In practice, that means the privacy team sets the taxonomy, mandatory fields, evidence expectations and approval rules. Local contributors provide and maintain the operational detail for their processes, systems, data categories, recipients, retention logic and transfer arrangements. A reviewer then checks quality before the record is treated as complete. This creates both speed and control.

Build ROPA governance into existing operational workflows

If ROPA maintenance depends on someone remembering to update a record manually, quality will drift. The better approach is to structure ROPA governance around business events that should trigger a review.

A new vendor onboarding should prompt a check of processor details, data flows, transfer mechanisms and contractual terms. A new product feature should trigger a review of purposes, legal basis, data categories and retention. A DPIA should not sit separately from the processing record it analyses. An incident should prompt validation of affected systems and data sets. If an organisation is introducing AI, the AI system registry should also connect to the underlying processing activities, especially where model inputs, training data, automated decision support or special category data are involved.

This is where governance either becomes operational or stays cosmetic. A standalone ROPA process may look tidy, but it rarely scales. The record should sit within a broader governance system that also handles DPIAs, Legitimate Interest Assessments, DSAR workflow, vendor assessments, breach management, contract review and AI oversight. That operating model reduces duplicate data collection and gives teams one place to manage accountability.

The minimum roles your ROPA model needs

You do not need a complex committee structure to make ROPA governance work, but you do need clear role definitions. At minimum, there should be an executive sponsor who gives the programme authority, a central ROPA owner who manages standards and review cycles, and named business contributors who are accountable for process-level information.

Security should contribute where technical and organisational measures, system inventories or incident impacts affect the record. Procurement and vendor risk teams should support processor and sub-processor visibility. Legal should advise on legal basis, transfers and contractual interpretation. Product, HR, marketing and operations teams should own the factual description of the processing they run.

For larger organisations, regional or functional approvers often help. That matters where one global standard must account for UK GDPR, EU GDPR, Swiss nFADP, Thailand PDPA or internal policy variations. The trade-off is administrative overhead. More approvers can improve defensibility, but too many will slow updates and create confusion about who has the final say.

Define a ROPA data standard before you chase completeness

A common mistake is asking the business to populate records before agreeing what good looks like.
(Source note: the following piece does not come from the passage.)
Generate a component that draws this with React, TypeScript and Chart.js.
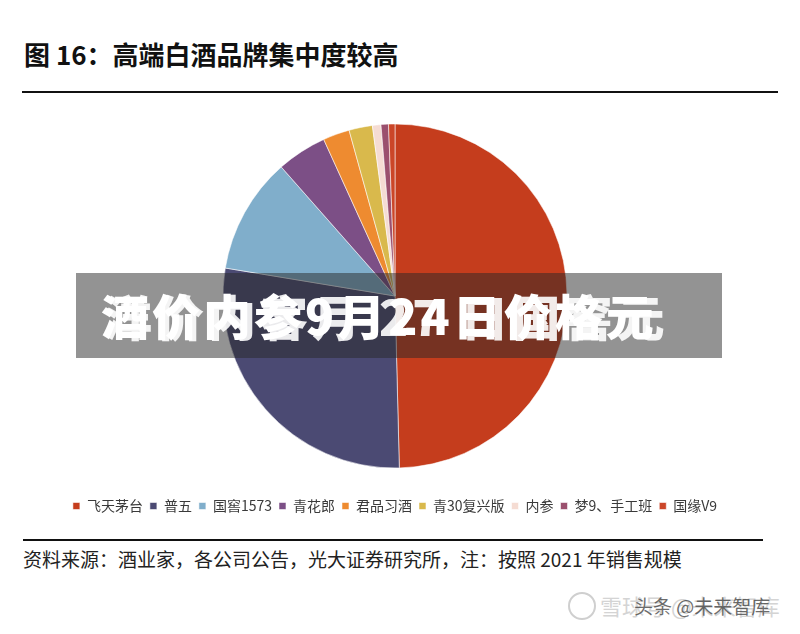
import React, { useEffect, useRef } from "react";
import { Chart, registerables } from "chart.js";

Chart.register(...registerables);

const brands = ["飞天茅台", "普五", "国窖1573", "青花郎", "君品习酒", "青30复兴版", "内参", "梦9、手工班", "国缘V9"];
const shares = [49.6, 28.0, 10.9, 4.7, 2.5, 2.2, 0.8, 0.7, 0.6];
const sliceColors = ["#c53d1d", "#4b4a73", "#80aecb", "#7c4f86", "#ee8b30", "#d9b94c", "#f5dcd3", "#9b506e", "#cb4628"];

const titleText = "图 16：高端白酒品牌集中度较高";
const sourceText = "资料来源：酒业家，各公司公告，光大证券研究所，注：按照 2021 年销售规模";
const overlayA = "酒价内参9月24日价格元";
const overlayB = "洋价内客月 27 日国窖元";

const CJK = '"Noto Sans CJK SC", "Noto Sans", sans-serif';

export default function App() {
  const ref = useRef<HTMLCanvasElement | null>(null);

  useEffect(() => {
    if (!ref.current) return;
    const chart = new Chart(ref.current, {
      type: "pie",
      data: {
        labels: brands,
        datasets: [
          {
            data: shares,
            backgroundColor: sliceColors,
            borderColor: "rgba(255,255,255,0.55)",
            borderWidth: 1,
            radius: 172,
          },
        ],
      },
      options: {
        animation: false,
        responsive: true,
        maintainAspectRatio: false,
        layout: { padding: { top: 0, bottom: 2, left: 4, right: 14 } },
        plugins: {
          tooltip: { enabled: false },
          legend: {
            position: "bottom",
            labels: {
              boxWidth: 7,
              boxHeight: 7,
              padding: 7,
              color: "#3a3a3a",
              font: { family: CJK, size: 14 },
            },
          },
        },
      },
    });
    return () => chart.destroy();
  }, []);

  return (
    <div style={{ position: "absolute", left: 0, top: 0, width: 800, height: 634, background: "#ffffff", overflow: "hidden", fontFamily: CJK }}>
      <div style={{ position: "absolute", left: 24, top: 41, fontSize: 26, lineHeight: 1, fontWeight: 700, color: "#111", whiteSpace: "nowrap" }}>{titleText}</div>
      <div style={{ position: "absolute", left: 22, top: 91, width: 756, height: 2, background: "#111" }} />
      <div style={{ position: "absolute", left: 0, top: 100, width: 800, height: 425 }}>
        <canvas ref={ref} />
      </div>
      <div style={{ position: "absolute", left: 76, top: 273, width: 646, height: 85, background: "rgba(40,40,40,0.5)" }}>
        <div style={{ position: "absolute", left: 25, top: 17, fontSize: 48, lineHeight: 1, fontWeight: 900, color: "#fff", whiteSpace: "nowrap", letterSpacing: 3 }}>{overlayA}</div>
        <div style={{ position: "absolute", left: 28, top: 18, fontSize: 48, lineHeight: 1, fontWeight: 900, color: "rgba(255,255,255,0.9)", whiteSpace: "nowrap", letterSpacing: 4 }}>{overlayB}</div>
      </div>
      <div style={{ position: "absolute", left: 23, top: 539, width: 740, height: 2, background: "#111" }} />
      <div style={{ position: "absolute", left: 23, top: 549, fontSize: 19, lineHeight: 1, color: "#222", whiteSpace: "nowrap" }}>{sourceText}</div>
      <div style={{ position: "absolute", left: 568, top: 592, width: 24, height: 24, borderRadius: "50%", border: "2px solid #cfcfcf" }} />
      <div style={{ position: "absolute", left: 600, top: 594, fontSize: 22, lineHeight: 1, color: "#d4d4d4", whiteSpace: "nowrap" }}>雪球号 @未来智库</div>
      <div style={{ position: "absolute", left: 634, top: 596, fontSize: 19, lineHeight: 1, color: "rgba(60,60,60,0.75)", whiteSpace: "nowrap" }}>头条 @未来智库</div>
    </div>
  );
}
If one team records a business process, another records a system, and a third records a purpose statement so broad it covers ten activities, your ROPA will be hard to search, hard to maintain and weak under review.
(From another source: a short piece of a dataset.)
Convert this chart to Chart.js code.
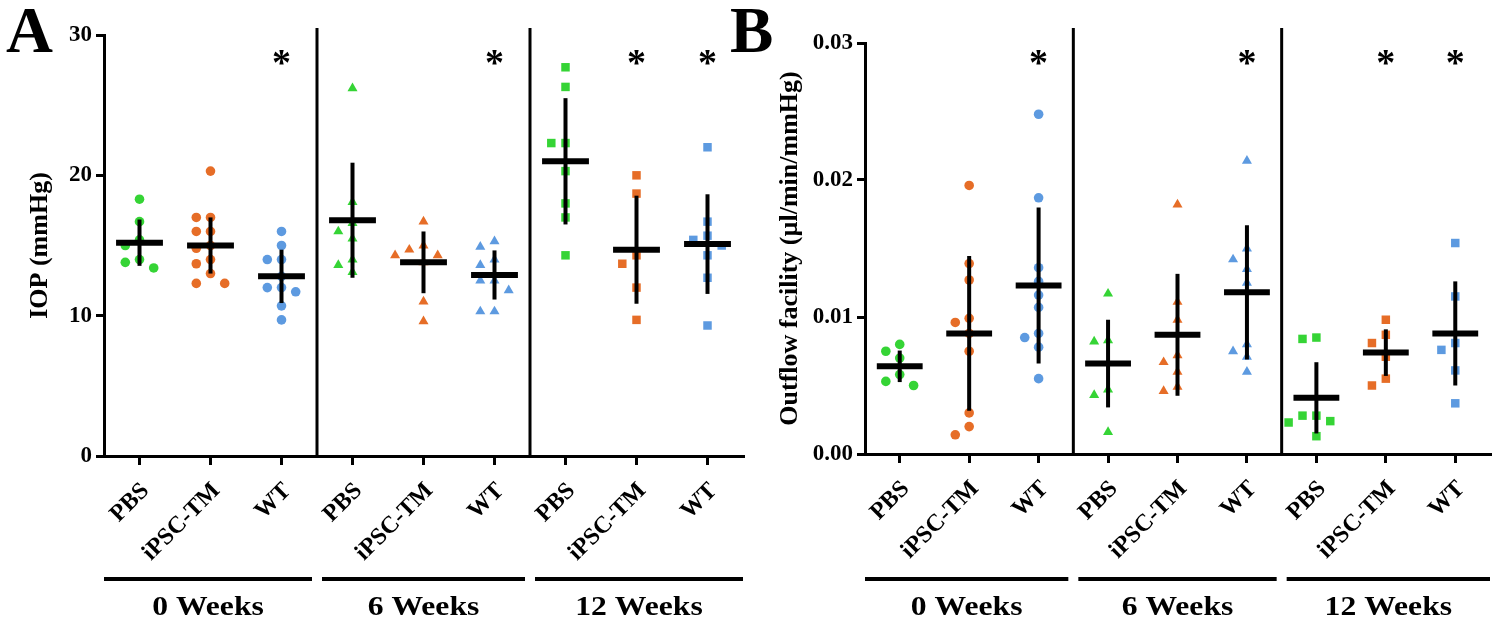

The first design decision is the unit of record. Some organisations structure entries by business process, some by application, and some by legal entity or function. There is no universal answer. It depends on how your organisation changes and how you need to report. If product and system change is frequent, a process-led model with linked systems may be easier to maintain. If regulatory reporting and operational control depend heavily on application inventories, a system-led structure may work better. What matters is consistency.

Your data standard should define naming conventions, mandatory fields, permitted values, ownership rules and evidence expectations. It should also set out when one record should be split into several entries. That is especially relevant where a single workflow involves different purposes, legal bases, data subjects, transfer routes or retention periods. Combining everything into one entry may look efficient, but it usually hides risk and makes downstream assessments harder.
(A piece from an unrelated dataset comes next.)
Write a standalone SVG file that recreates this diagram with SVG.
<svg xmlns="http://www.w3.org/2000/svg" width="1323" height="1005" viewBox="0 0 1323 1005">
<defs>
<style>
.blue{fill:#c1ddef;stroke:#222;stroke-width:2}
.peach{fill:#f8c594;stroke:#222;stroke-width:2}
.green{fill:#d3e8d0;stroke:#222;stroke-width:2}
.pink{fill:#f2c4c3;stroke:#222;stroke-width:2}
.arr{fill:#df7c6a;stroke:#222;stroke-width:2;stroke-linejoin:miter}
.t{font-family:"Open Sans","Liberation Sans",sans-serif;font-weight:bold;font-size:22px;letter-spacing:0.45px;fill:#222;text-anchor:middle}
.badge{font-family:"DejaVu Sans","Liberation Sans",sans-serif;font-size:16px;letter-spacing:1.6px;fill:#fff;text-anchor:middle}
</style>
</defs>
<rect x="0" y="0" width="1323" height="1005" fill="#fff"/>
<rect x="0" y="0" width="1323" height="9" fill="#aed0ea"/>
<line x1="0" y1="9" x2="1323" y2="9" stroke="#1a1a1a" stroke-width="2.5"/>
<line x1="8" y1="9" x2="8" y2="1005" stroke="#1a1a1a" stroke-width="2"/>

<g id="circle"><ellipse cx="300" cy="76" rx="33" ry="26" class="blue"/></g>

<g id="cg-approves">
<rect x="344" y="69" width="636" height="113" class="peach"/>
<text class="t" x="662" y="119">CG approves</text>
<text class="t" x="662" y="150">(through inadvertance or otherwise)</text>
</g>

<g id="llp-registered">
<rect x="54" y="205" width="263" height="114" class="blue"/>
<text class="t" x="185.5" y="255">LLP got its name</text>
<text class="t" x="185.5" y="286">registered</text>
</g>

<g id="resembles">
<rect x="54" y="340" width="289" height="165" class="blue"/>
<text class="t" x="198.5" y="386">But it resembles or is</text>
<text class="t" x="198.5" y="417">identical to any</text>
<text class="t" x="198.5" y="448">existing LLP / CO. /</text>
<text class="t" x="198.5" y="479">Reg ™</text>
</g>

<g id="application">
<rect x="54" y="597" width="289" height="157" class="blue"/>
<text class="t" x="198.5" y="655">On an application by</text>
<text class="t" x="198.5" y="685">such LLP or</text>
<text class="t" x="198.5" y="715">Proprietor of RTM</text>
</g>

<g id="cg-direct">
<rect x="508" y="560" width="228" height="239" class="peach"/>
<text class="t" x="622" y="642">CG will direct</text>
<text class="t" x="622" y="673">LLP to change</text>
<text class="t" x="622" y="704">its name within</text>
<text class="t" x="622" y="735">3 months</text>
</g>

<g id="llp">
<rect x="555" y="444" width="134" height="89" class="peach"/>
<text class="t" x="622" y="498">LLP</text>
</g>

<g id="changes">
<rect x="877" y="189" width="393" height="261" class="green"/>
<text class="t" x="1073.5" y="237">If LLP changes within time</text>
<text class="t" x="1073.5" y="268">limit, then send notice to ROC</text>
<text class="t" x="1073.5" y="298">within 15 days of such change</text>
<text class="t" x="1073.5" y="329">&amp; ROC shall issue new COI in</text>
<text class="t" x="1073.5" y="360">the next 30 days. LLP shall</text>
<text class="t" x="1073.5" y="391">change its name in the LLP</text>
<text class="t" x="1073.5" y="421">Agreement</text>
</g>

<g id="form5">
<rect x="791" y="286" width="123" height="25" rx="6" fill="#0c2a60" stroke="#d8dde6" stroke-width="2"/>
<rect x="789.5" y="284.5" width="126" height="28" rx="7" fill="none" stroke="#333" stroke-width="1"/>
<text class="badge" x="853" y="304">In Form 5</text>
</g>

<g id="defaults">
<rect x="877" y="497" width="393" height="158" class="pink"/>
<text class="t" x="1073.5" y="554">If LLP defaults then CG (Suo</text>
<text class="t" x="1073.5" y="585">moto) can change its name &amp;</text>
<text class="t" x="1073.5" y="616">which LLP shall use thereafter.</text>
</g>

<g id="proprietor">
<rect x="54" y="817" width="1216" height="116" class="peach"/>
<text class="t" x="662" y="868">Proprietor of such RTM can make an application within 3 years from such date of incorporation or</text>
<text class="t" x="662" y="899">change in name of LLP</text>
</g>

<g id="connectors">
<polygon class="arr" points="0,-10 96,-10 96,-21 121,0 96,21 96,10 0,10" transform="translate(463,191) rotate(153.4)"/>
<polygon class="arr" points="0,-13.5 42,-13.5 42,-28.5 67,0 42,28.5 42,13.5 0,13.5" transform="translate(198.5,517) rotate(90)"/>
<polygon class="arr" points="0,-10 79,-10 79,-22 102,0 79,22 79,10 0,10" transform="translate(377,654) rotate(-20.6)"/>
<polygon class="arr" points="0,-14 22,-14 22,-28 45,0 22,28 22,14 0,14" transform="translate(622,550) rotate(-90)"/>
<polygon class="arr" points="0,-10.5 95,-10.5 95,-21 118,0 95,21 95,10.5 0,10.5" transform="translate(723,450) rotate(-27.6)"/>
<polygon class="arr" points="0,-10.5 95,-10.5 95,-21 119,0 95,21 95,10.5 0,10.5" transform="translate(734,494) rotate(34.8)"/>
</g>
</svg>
How to structure ROPA governance for change control

A ROPA does not fail because the first version was poor. It fails because the fiftieth change was never captured. That makes change control the core of how to structure ROPA governance in a mature programme.

Start by defining trigger events. New systems, vendor changes, new categories of data, changes to retention, cross-border transfers, AI deployment, major process redesign, and post-acquisition integration should all require review. Then define service levels. Not every update needs the same urgency. A supplier address change is not the same as introducing a new automated decision process.

Review cadence also matters. Annual review alone is too blunt for dynamic environments. Quarterly attestations from key owners can work well if they are lightweight and targeted. Higher-risk processing should be reviewed more often, especially if it involves sensitive data, large-scale monitoring, children's data, or material AI use. Lower-risk records may only need periodic validation unless a trigger event occurs.

Evidence is the other half of change control. A defensible ROPA model should show where information came from and when it was last confirmed. That does not mean turning the record into a document archive, but there should be traceability to assessments, contracts, incident records, system inventories and policy decisions.

Quality control is what makes the record credible

Many ROPA programmes focus on completion rates, but a full record that is vague or contradictory is not a controlled record. Quality control should test whether entries are specific enough to support operational use.

Can the organisation identify the lawful basis and explain it consistently across linked assessments? Does retention match policy and system reality? Are recipient and transfer fields detailed enough to support contract review and third-party risk assessment? Could a DSAR team use the record to locate relevant systems? Could an incident team rely on it under time pressure?

These are better quality tests than asking whether every field has a value. In mature teams, periodic sampling is often more effective than trying to manually inspect every record in depth. Exceptions, stale entries and high-risk activities should receive closer review.

Technology should reduce friction, not add another register

ROPA governance becomes harder when records live in isolation from the rest of compliance operations. Spreadsheets can work for a small footprint, but they struggle once you need version control, workflow, evidence trails, cross-functional approvals and integration with adjacent governance processes.

A more effective model puts ROPA inside one operational system where records connect to DPIAs, LIAs, DSAR management, vendor reviews, breach and incident management, contract workflows and AI system oversight. That structure helps teams update data once and use it across multiple governance tasks. It also gives leadership a clearer view of ownership gaps, overdue reviews and risk concentration.

For organisations scaling across jurisdictions or business units, that centralisation is less about convenience and more about control. Privacy360 is designed for that kind of operating model, where governance work needs to move from fragmented administration to repeatable execution. Where privacy teams need external expertise to design the accountability model, taxonomy or review cadence in the first place, Formiti Data International offers specialist privacy and AI governance consulting services that align the operating framework with GDPR, the EU AI Act and global regimes before it is embedded in the platform.

The strongest ROPA governance models are not built around the document. They are built around decisions, changes and accountability. If your structure tells you who must act, when they must act, and how that change is evidenced, the record stops being an annual exercise and starts functioning as part of the control environment. That is the point where ROPA becomes useful.